Ferrante expertly deals with the male violence experienced by both her protagonists. Horrifying without being graphic, she writes enough for us to be disturbed without falling into the trap of so many writers (and film directors) of gratuitously detailing every terrifying and bloody moment.

Naples, the city at the heart of Ferrante's novels. Throughout the novels, she explores how the class inequality in the neighbourhood fosters a culture of aggression, and how male violence is both a cause and a consequence of gender inequality. In almost every relationship between men and women in the novels there is a violent tension that simmers and threatens to boil over – and frequently does.

One of the more fascinating aspects is how the women find coping strategies to deal with the abuse they endure. In one stunning episode, Lenu reframes herself as the subject rather than the object of a sexually abusive ‘relationship’. In defiance of reality, she creates a narrative that gives her all the power and control in the situation – something she only later comes to recognise as an older woman.

This subtle and incisive understanding of the female psyche makes Ferrante’s writing so refreshingly unique in its depiction of women’s relationships with men, and their relationships with each other. Ferrante understands the complexities; she’s not afraid of exploring and pushing them. It’s in her exploration of the complexities of female friendship, however, where Ferrante really shines.

As Lenu and Lila grow up, the love and rivalry between them grows too. They are one another’s shadow – sharing a loving but jealous relationship, and in their jealousy develops a desire to always be doing something that will impress the other. They know they can lean on their friend but also resent that dependency. There are moments Lenu wishes Lila would die, but she’ll fight tooth and nail for her friend’s survival. When you read Lenu and Lila, you see echoes of your own adolescent friendships; you recognise the confused mix of hatred and love; anger and joy; envy and pride.

No other writer, as far as I can see, has ever truly exploited this rich and difficult subject to such a degree as Ferrante.
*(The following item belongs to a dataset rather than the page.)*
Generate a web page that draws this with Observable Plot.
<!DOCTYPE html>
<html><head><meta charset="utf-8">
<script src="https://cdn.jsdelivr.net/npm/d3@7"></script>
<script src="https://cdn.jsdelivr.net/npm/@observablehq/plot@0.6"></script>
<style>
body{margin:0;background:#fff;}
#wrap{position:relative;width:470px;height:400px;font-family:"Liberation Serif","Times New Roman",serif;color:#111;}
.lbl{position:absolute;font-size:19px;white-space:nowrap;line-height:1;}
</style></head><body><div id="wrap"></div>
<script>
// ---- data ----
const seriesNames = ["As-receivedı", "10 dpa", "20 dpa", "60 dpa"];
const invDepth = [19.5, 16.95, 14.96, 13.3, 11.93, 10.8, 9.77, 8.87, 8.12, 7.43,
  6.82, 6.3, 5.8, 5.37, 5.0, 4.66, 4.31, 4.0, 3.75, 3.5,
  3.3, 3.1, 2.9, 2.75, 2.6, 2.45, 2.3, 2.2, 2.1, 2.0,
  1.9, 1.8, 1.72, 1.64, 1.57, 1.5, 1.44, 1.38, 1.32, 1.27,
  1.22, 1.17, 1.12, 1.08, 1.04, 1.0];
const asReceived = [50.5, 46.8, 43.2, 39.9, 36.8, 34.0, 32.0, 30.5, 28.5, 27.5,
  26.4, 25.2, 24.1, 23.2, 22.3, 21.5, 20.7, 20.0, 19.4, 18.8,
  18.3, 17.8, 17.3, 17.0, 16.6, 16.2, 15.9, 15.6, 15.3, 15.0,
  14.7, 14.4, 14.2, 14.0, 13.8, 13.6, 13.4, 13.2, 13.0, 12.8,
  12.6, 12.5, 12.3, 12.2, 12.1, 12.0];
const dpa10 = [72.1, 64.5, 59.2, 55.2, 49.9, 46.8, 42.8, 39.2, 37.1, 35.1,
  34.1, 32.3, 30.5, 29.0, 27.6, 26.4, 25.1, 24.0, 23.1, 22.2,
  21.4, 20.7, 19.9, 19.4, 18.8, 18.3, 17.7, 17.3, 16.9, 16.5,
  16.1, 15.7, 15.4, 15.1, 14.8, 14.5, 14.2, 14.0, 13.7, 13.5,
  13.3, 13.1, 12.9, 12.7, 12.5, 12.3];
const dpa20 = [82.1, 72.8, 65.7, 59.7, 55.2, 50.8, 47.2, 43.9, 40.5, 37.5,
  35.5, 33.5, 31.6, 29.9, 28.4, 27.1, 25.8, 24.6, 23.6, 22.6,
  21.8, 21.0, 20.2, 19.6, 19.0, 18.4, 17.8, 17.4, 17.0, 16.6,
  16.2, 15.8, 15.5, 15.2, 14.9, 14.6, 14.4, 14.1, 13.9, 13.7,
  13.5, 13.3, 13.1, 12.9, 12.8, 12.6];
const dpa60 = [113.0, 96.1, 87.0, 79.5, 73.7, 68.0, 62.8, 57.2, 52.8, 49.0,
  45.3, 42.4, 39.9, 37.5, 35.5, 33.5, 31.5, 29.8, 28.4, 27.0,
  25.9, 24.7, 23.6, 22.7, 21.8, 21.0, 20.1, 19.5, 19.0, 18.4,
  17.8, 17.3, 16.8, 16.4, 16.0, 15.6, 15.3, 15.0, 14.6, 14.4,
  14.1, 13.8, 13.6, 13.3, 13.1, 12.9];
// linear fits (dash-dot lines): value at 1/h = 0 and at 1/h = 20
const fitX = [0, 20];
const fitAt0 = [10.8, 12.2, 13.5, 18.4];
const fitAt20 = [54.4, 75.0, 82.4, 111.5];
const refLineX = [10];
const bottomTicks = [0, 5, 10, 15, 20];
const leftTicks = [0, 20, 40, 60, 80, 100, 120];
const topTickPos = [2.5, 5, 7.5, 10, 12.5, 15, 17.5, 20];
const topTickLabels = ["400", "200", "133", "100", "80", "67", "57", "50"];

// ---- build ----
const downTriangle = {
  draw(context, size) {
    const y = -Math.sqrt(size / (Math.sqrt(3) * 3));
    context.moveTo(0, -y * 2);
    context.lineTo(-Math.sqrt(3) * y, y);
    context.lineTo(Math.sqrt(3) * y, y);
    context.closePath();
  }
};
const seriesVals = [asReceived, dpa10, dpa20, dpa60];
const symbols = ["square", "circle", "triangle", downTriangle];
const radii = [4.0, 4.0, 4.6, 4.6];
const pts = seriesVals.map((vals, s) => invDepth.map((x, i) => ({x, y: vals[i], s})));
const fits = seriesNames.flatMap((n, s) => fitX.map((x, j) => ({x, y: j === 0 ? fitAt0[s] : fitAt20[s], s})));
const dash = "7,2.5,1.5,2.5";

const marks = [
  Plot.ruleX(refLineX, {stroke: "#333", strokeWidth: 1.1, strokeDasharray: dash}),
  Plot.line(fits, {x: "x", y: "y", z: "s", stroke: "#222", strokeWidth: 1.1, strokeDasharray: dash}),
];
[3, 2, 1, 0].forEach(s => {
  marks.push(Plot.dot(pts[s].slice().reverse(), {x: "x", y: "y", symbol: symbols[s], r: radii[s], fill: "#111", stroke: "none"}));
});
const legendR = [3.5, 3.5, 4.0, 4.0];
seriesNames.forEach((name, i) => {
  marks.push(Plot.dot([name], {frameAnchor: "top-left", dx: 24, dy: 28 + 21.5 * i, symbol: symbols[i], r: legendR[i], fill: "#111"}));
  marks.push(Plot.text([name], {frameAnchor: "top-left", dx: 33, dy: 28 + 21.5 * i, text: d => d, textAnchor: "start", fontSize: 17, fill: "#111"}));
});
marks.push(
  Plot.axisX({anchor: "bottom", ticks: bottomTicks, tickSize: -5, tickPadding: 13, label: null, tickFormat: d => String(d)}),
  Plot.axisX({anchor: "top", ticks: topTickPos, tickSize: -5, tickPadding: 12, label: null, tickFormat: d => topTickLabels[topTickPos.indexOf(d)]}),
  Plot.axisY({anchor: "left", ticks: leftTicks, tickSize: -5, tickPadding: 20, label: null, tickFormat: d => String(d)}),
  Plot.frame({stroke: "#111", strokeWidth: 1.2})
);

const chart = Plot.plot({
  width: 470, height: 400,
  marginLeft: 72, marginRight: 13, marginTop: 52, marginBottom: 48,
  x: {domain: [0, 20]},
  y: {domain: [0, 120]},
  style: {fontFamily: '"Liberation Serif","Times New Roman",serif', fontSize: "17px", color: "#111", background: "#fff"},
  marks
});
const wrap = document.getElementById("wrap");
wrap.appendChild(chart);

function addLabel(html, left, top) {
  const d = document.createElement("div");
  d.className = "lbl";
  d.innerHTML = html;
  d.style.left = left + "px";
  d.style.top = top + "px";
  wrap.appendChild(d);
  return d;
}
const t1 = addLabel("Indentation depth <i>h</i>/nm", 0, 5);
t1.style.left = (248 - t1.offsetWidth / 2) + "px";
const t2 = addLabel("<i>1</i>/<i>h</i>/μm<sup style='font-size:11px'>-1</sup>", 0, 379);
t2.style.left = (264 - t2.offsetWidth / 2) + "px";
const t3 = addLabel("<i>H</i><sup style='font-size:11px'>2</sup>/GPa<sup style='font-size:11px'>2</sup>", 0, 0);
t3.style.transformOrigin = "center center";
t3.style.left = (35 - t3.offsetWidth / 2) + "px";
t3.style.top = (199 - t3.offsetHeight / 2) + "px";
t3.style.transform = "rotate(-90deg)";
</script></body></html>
And no other writer has come as deliciously close to fully understanding and bringing to life what for young girls is the formative relationship of our lives.

That’s why, I believe, the novels’ success has evolved in the way it has – as books that are passed between women with a nod and a smile that says ‘you’ll understand what is written here’. Ferrante has pulled off an incredible trick in writing a series of novels that are specific to a time and place, and yet which explore a universal experience and emotion every woman can relate to. The relationships Ferrante writes are eternal – they are me and my friends; they will be my niece too.

There’s so much more to say about the Neapolitan Novels; about Ferrante’s understanding of female sexuality, about class politics, about the skill of writing a novel that has such a huge scope and backdrop yet reads as an intimate exploration of two women’s lives.

Her subtle and sensuous depiction of Lenu’s and Lila’s world leads to a totally immersive reading experience – you feel the street dust on your face, the sand between your toes, you can smell the stench of sausage meat. You’re living in the neighbourhood as you read. It’s with a mixture of relief and regret then, that like Lenu, you’re able to leave it when you close the book.